The Communication Theory & Methodology division announced the inaugural winner of the Best Article of the Year Award at its annual meeting in St. Louis on August 12th.
The winning paper explains a new method for modeling the relationships between people—or things—that communicate in networks.
This award is new this year. Each year, a panel of scholars will recognize the single article published in the field’s leading methods publication during the previous year that contributed the most to the study of communication theory and methodology. The award, which includes an honorarium, is sponsored by both the CT&M division and the journal Communication Methods and Measures.

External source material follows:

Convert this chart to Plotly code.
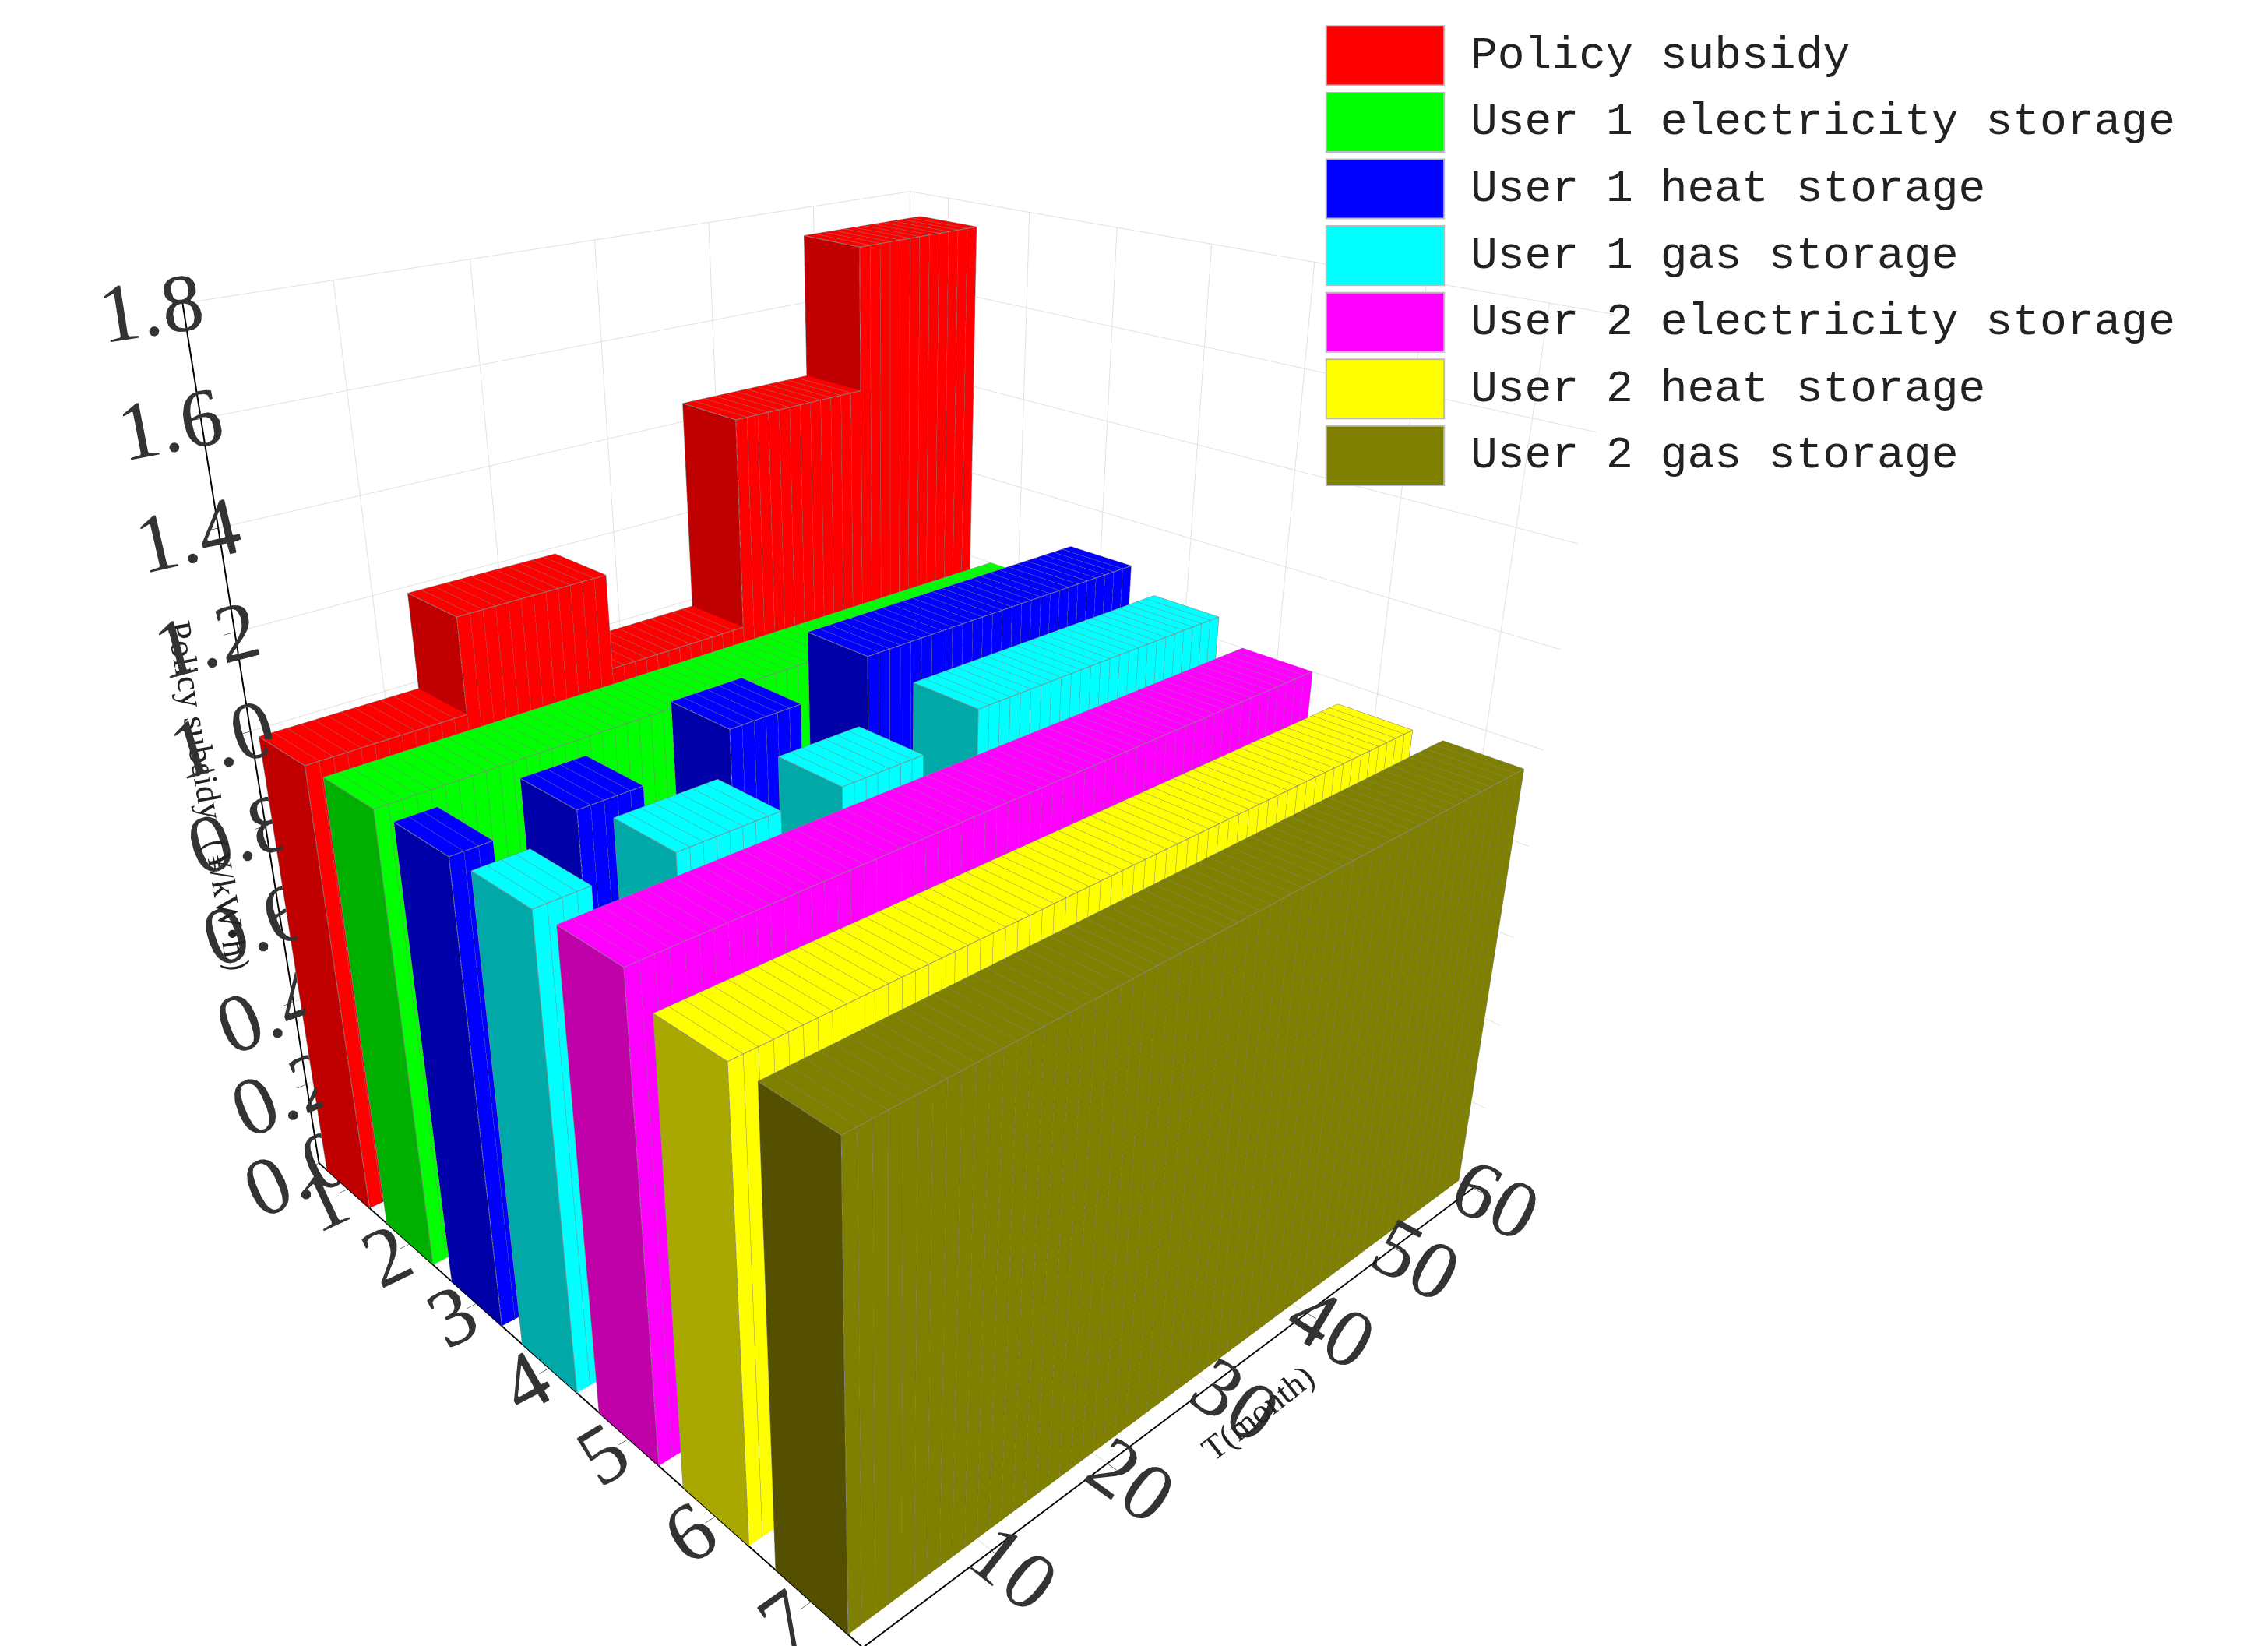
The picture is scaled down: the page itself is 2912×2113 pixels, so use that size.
import plotly.graph_objects as go

series_names = ["Policy subsidy", "User 1 electricity storage", "User 1 heat storage",
                "User 1 gas storage", "User 2 electricity storage", "User 2 heat storage",
                "User 2 gas storage"]
colors = ["#ff0000", "#00ff00", "#0000ff", "#00ffff", "#ff00ff", "#ffff00", "#808000"]
dark_colors = ["#c00000", "#00b000", "#0000a8", "#00a8a8", "#c000a8", "#a8a800", "#555000"]
months = list(range(1, 61))

policy = [1.0]*12 + [1.2]*12 + [1.0]*12 + [1.45]*12 + [1.75]*12
u1_elec = [1.0]*60
u1_heat = [1.0]*3 + [0]*6 + [1.0]*5 + [0]*7 + [1.05]*6 + [0]*6 + [1.1]*27
u1_gas = [1.0]*4 + [0]*6 + [1.0]*8 + [0]*5 + [1.0]*7 + [0]*5 + [1.05]*25
u2_elec = [1.0]*60
u2_heat = [0.95]*60
u2_gas = [0.95]*60
values = [policy, u1_elec, u1_heat, u1_gas, u2_elec, u2_heat, u2_gas]

fig = go.Figure()
hw = 0.36
X, Y, Z, I, J, K, FC = [], [], [], [], [], [], []
ex, ey, ez = [], [], []
for r, (vals, c, dc) in enumerate(zip(values, colors, dark_colors)):
    row = r + 1
    for m, v in zip(months, vals):
        if v <= 0:
            continue
        x0, x1 = row - hw, row + hw
        y0, y1 = m - 1, m
        b = len(X)
        for (xx, yy, zz) in [(x0, y0, 0), (x1, y0, 0), (x1, y1, 0), (x0, y1, 0),
                             (x0, y0, v), (x1, y0, v), (x1, y1, v), (x0, y1, v)]:
            X.append(xx); Y.append(yy); Z.append(zz)
        faces = [((4, 5, 6), c), ((4, 6, 7), c),
                 ((0, 1, 5), dc), ((0, 5, 4), dc),
                 ((1, 2, 6), c), ((1, 6, 5), c)]
        for (a, bb, cc), col in faces:
            I.append(b + a); J.append(b + bb); K.append(b + cc); FC.append(col)
        # top outline + visible vertical edges
        pts = [(4, 5), (5, 6), (6, 7), (7, 4), (1, 5), (2, 6), (0, 4)]
        for a, bb in pts:
            ex += [X[b + a], X[b + bb], None]
            ey += [Y[b + a], Y[b + bb], None]
            ez += [Z[b + a], Z[b + bb], None]

fig.add_trace(go.Mesh3d(x=X, y=Y, z=Z, i=I, j=J, k=K, facecolor=FC, flatshading=True,
                        lighting=dict(ambient=1, diffuse=0, specular=0, fresnel=0),
                        showlegend=False, hoverinfo="skip"))
fig.add_trace(go.Scatter3d(x=ex, y=ey, z=ez, mode="lines", line=dict(color="#888888", width=2),
                           showlegend=False, hoverinfo="skip"))
for name, c in zip(series_names, colors):
    fig.add_trace(go.Scatter3d(x=[1], y=[0], z=[0], mode="markers", name=name, visible=True,
                               marker=dict(symbol="square", size=0.1, opacity=0, color=c),
                               showlegend=False, hoverinfo="skip"))

# legend drawn as layout shapes + annotations (paper coords)
shapes, annots = [], []
for k, (name, c) in enumerate(zip(series_names, colors)):
    ytop = 0.988 - k * 0.0405
    shapes.append(dict(type="rect", xref="paper", yref="paper", x0=0.582, x1=0.634,
                       y0=ytop - 0.036, y1=ytop, fillcolor=c, line=dict(color="#bbbbbb", width=2)))
    annots.append(dict(xref="paper", yref="paper", x=0.645, y=ytop - 0.018, xanchor="left",
                       yanchor="middle", text=name, showarrow=False,
                       font=dict(family="Liberation Mono", size=58, color="#222")))

axis_common = dict(showbackground=False, gridcolor="#e0e0e0", showline=True, linecolor="black",
                   linewidth=4, ticks="outside", tickcolor="black", ticklen=12,
                   tickfont=dict(family="Liberation Serif", size=36, color="#333"),
                   zeroline=False)
fig.update_layout(
    width=2912, height=2113, paper_bgcolor="white",
    margin=dict(l=0, r=0, t=0, b=0), shapes=shapes, annotations=annots,
    font=dict(family="Liberation Mono", size=40, color="#222"),
    scene=dict(
        domain=dict(x=[0, 0.78], y=[0, 1]),
        xaxis=dict(axis_common, range=[0.5, 7.5], tickvals=[1, 2, 3, 4, 5, 6, 7], title=dict(text="")),
        yaxis=dict(axis_common, range=[0, 60], tickvals=[10, 20, 30, 40, 50, 60],
                   title=dict(text="T(month)", font=dict(family="Liberation Serif", size=44))),
        zaxis=dict(axis_common, range=[0, 1.8], tickvals=[0, 0.2, 0.4, 0.6, 0.8, 1.0, 1.2, 1.4, 1.6, 1.8],
                   tickformat=".1f",
                   title=dict(text="Policy subsidy（¥/kW•h）", font=dict(family="Liberation Serif", size=44))),
        aspectmode="manual", aspectratio=dict(x=1, y=1, z=1.05),
        camera=dict(eye=dict(x=1.45, y=-1.35, z=0.95), center=dict(x=0, y=0, z=-0.05),
                    projection=dict(type="perspective")),
    ),
)
fig.write_html("out.html")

The winning paper was selected in a two-step process. First, editors of the journal narrowed down the list of articles. Journal Editor Andrew Hayes commented that “With four years of articles to go through for this first year, constructing the short list … was quite difficult. We had a hard time narrowing it down to the top 3 from our first short list of 10. There were so many good papers, each with strengths that distinguished them from other similarly strong papers.”
Then the CT&M awards committee selected the winner out of the papers nominated by the journal. Outgoing CT&M Division Chair Hernando Rojas said, “Recognizing the most sophisticated methodological work in the field is a central part of the Communication Theory & Methodology division’s mission. The difficulty of our task in selecting these articles is an important indicator of the increasing maturity of our field.”
The authors of the winning paper were recognized with a $250 prize and a certificate at the Division’s annual meeting on August 12th, 2011, at the annual conference of the Association for Education in Journalism and Mass Communication in St. Louis. The winning paper’s title was “Exponential Random Graph (p*) Models as a Method for Social Network Analysis in Communication Research.” The article was written by Michelle Shumate and Edward T. Palazzolo and first appeared in Communication Methods and Measures in December 2010. It introduces communication researchers to a new class of methods and gives a primer on the how-to.
During this inaugural year of the Best Article Award, the division and the journal also awarded honorable mentions to a pair of articles first published in 2008. Klaus Krippendorff won for “Systematic and Random Disagreement and the Reliability of Nominal Data.” The other honorable mention went to a team of authors consisting of James D. Sargent, Keilah A. Worth, Michael Beach, Meg Gerrard and Todd F. Heatherton, for “Population-Based Assessment of Exposure to Risk Behaviors in Motion Pictures.”
Communication Theory & Methodology congratulates the authors of all three winning articles!